Salin Artikel

Menyoal Kematian Santri di Lamongan, Pihak Ponpes Bantah Ada Penganiayaan, tapi Tubuh Korban Ada Luka

Diduga ia tewas karena dianiaya. Kematian korban diketahui oleh orangtua korban, Basuni (38) pada Jumat pukul 06.30 WIB.

Saat itu wali kelas korban, NS datang ke rumah Basuni untuk memberi tahu kondisi MHN yang masuk ke RS Suyudi Paciran.

Di rumah sakit, Basuni mendapati anaknya telah meningal dunia dan ditemukan sejumlah luka di tubuh korban.

Basuni pun membuat laporan ke Polres Lamongan dan memohon otopsi untuk mengetahui penyebab kematian korban.

Ponpes sebut korban sakit

Wakil Kepala Sekolah bagian Kesiswaan MTs Tarbiyatut Tholabah Muhammad Fatih mengatakan, MHN masih mengikuti proses kegiatan belajar mengajar seperti hari biasanya pada Selasa, Rabu, dan Kamis.

Namun MHN mengeluhkan sakit saat jam pelajaran ketujuh dan kedelapan, Kamis (24/8/2023).

"Mengaku sakit itu Kamis, sekitar pukul 11.30 WIB, lalu diminta istirahat di kamar pengurus pondok," kata Fatih

MHN kemudian diminta istirahat di kamar pengurus dan tidak harus pulang karena ia santri yang bermukim di pondok pesantren.

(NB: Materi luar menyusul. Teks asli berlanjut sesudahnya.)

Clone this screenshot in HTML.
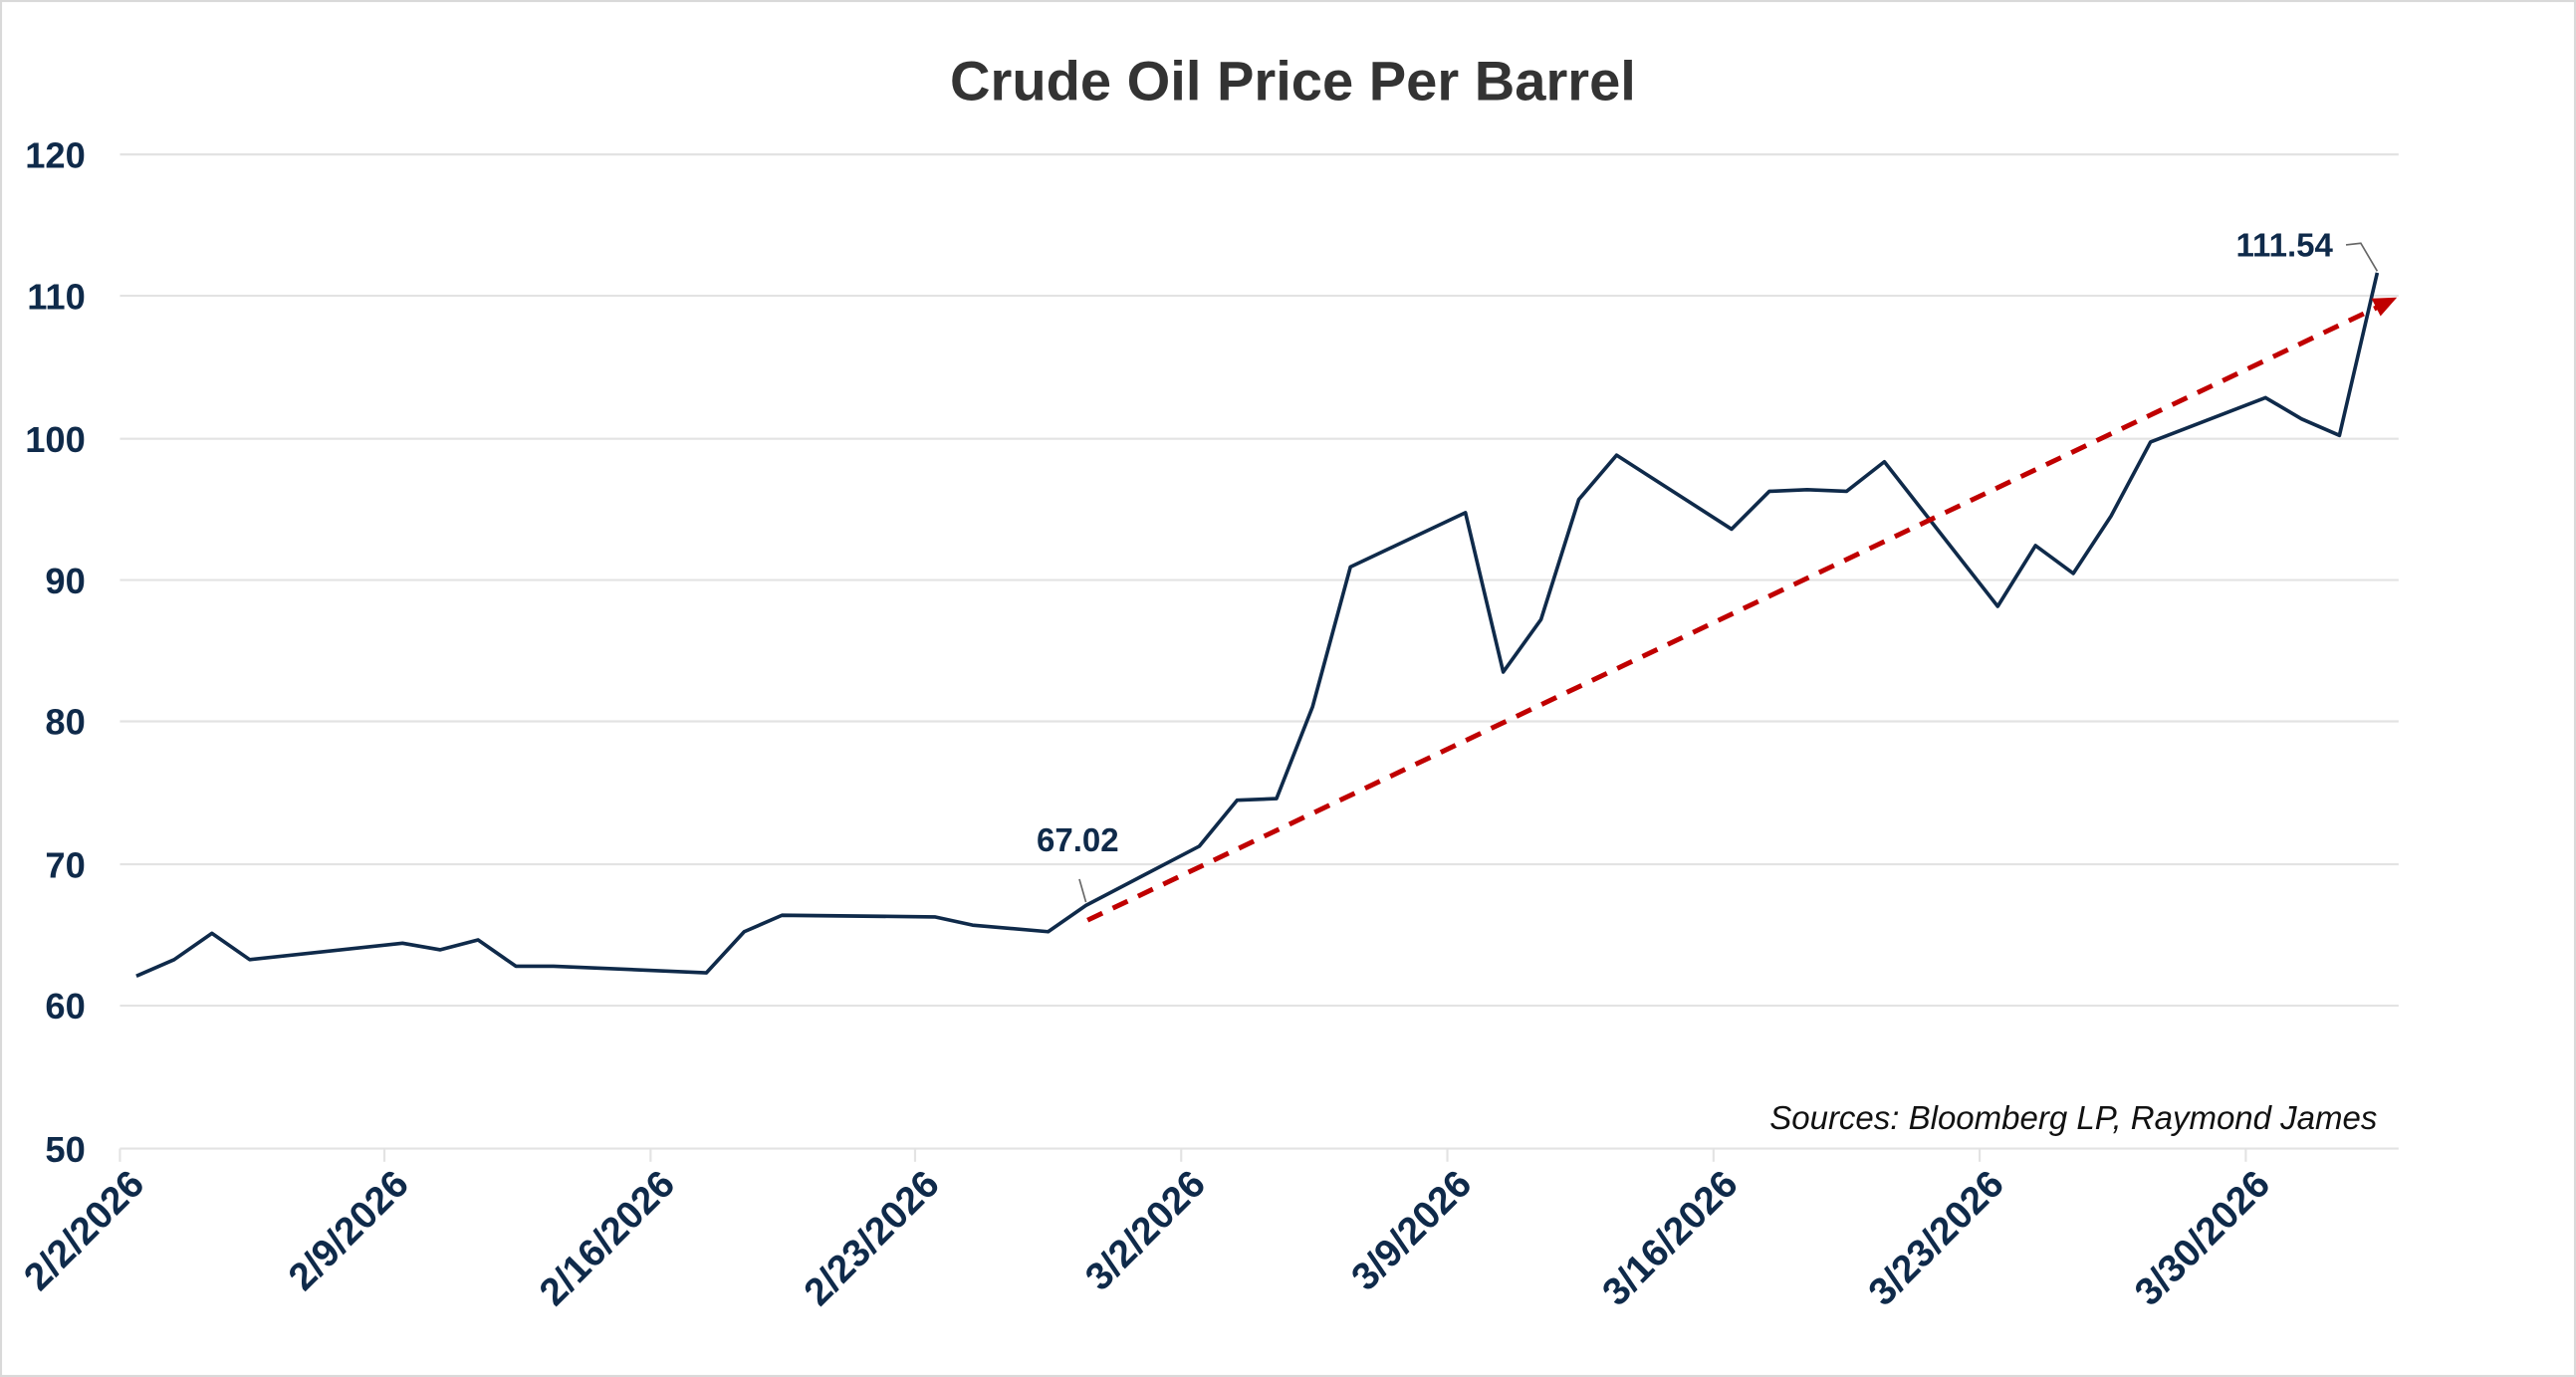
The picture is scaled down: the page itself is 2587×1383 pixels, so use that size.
<!DOCTYPE html>
<html><head><meta charset="utf-8"><style>
html,body{margin:0;padding:0;background:#fff;}
svg{display:block;}
text{font-family:"Liberation Sans",Arial,sans-serif;}
</style></head><body>
<svg width="2587" height="1383" viewBox="0 0 1568 838" preserveAspectRatio="none" xmlns="http://www.w3.org/2000/svg">
<rect x="0.5" y="0.5" width="1567" height="837" fill="#fff" stroke="#d9d9d9" stroke-width="1.5"/>
<text x="787" y="61" text-anchor="middle" font-size="34" font-weight="bold" fill="#333">Crude Oil Price Per Barrel</text>
<g stroke="#e3e3e3" stroke-width="1.3">
<line x1="73" x2="1460" y1="94" y2="94"/><line x1="73" x2="1460" y1="180" y2="180"/>
<line x1="73" x2="1460" y1="267" y2="267"/><line x1="73" x2="1460" y1="353" y2="353"/>
<line x1="73" x2="1460" y1="439" y2="439"/><line x1="73" x2="1460" y1="526" y2="526"/>
<line x1="73" x2="1460" y1="612" y2="612"/><line x1="73" x2="1460" y1="699" y2="699"/>
<line x1="73" x2="73" y1="699" y2="707"/><line x1="234" x2="234" y1="699" y2="707"/>
<line x1="396" x2="396" y1="699" y2="707"/><line x1="557" x2="557" y1="699" y2="707"/>
<line x1="719" x2="719" y1="699" y2="707"/><line x1="881" x2="881" y1="699" y2="707"/>
<line x1="1043" x2="1043" y1="699" y2="707"/><line x1="1205" x2="1205" y1="699" y2="707"/>
<line x1="1367" x2="1367" y1="699" y2="707"/>
</g>
<g font-size="22" font-weight="bold" fill="#0f2a4a" text-anchor="end">
<text x="52" y="102">120</text><text x="52" y="188">110</text><text x="52" y="275">100</text>
<text x="52" y="361">90</text><text x="52" y="447">80</text><text x="52" y="534">70</text>
<text x="52" y="620">60</text><text x="52" y="707">50</text>
</g>
<g font-size="23.5" font-weight="bold" fill="#0f2a4a" text-anchor="end">
<text transform="translate(89 722) rotate(-45)">2/2/2026</text>
<text transform="translate(250 722) rotate(-45)">2/9/2026</text>
<text transform="translate(412 722) rotate(-45)">2/16/2026</text>
<text transform="translate(573 722) rotate(-45)">2/23/2026</text>
<text transform="translate(735 722) rotate(-45)">3/2/2026</text>
<text transform="translate(897 722) rotate(-45)">3/9/2026</text>
<text transform="translate(1059 722) rotate(-45)">3/16/2026</text>
<text transform="translate(1221 722) rotate(-45)">3/23/2026</text>
<text transform="translate(1383 722) rotate(-45)">3/30/2026</text>
</g>
<polyline fill="none" stroke="#0f2a4a" stroke-width="2.2" stroke-linejoin="round" points="83,594 106,584 129,568 152,584 245,574 268,578 291,572 314,588 337,588 430,592 453,567 476,557 569,558 592,563 638,567 661,551 730,515 753,487 777,486 799,430 822,345 892,312 915,409 938,377 961,304 984,277 1054,322 1077,299 1100,298 1124,299 1147,281 1216,369 1239,332 1262,349 1285,314 1309,269 1379,242 1401,255 1424,265 1447,166"/>
<line x1="662" y1="560" x2="1447" y2="187" stroke="#c00000" stroke-width="3" stroke-dasharray="10,7"/>
<polygon points="1459,181 1443.5,181.6 1449,192.4" fill="#c00000"/>
<line x1="657" y1="535" x2="661" y2="549" stroke="#666" stroke-width="1"/>
<text x="656" y="518" text-anchor="middle" font-size="20" font-weight="bold" fill="#0f2a4a">67.02</text>
<polyline points="1428,149 1437,148 1447,165" fill="none" stroke="#666" stroke-width="1"/>
<text x="1420" y="156" text-anchor="end" font-size="20" font-weight="bold" fill="#0f2a4a">111.54</text>
<text x="1447" y="687" text-anchor="end" font-size="20" font-style="italic" fill="#111">Sources: Bloomberg LP, Raymond James</text>
</svg>
</body></html>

Menurunya, saat istirahat di kamar pengurus, MHN tidak sendirian dan ditemani oleh siswa lain yang juga skaiyt.

Sementara itu Ketua Pondok Putra, Danang Eko Saputra membenarkan bahwa MHN diketahui meninggal pada Jumat (25/8/2023), saat menjelang salat subuh.

"Saya bangunkan, ternyata tidak merespons dan badannya sudah kaku," ungkap Danang.

Ia mengatakan korban sempat diberi obat saat dirawat di kamar pengurus.

"Saya tanyakan, katanya sudah dikasih obat," katanya.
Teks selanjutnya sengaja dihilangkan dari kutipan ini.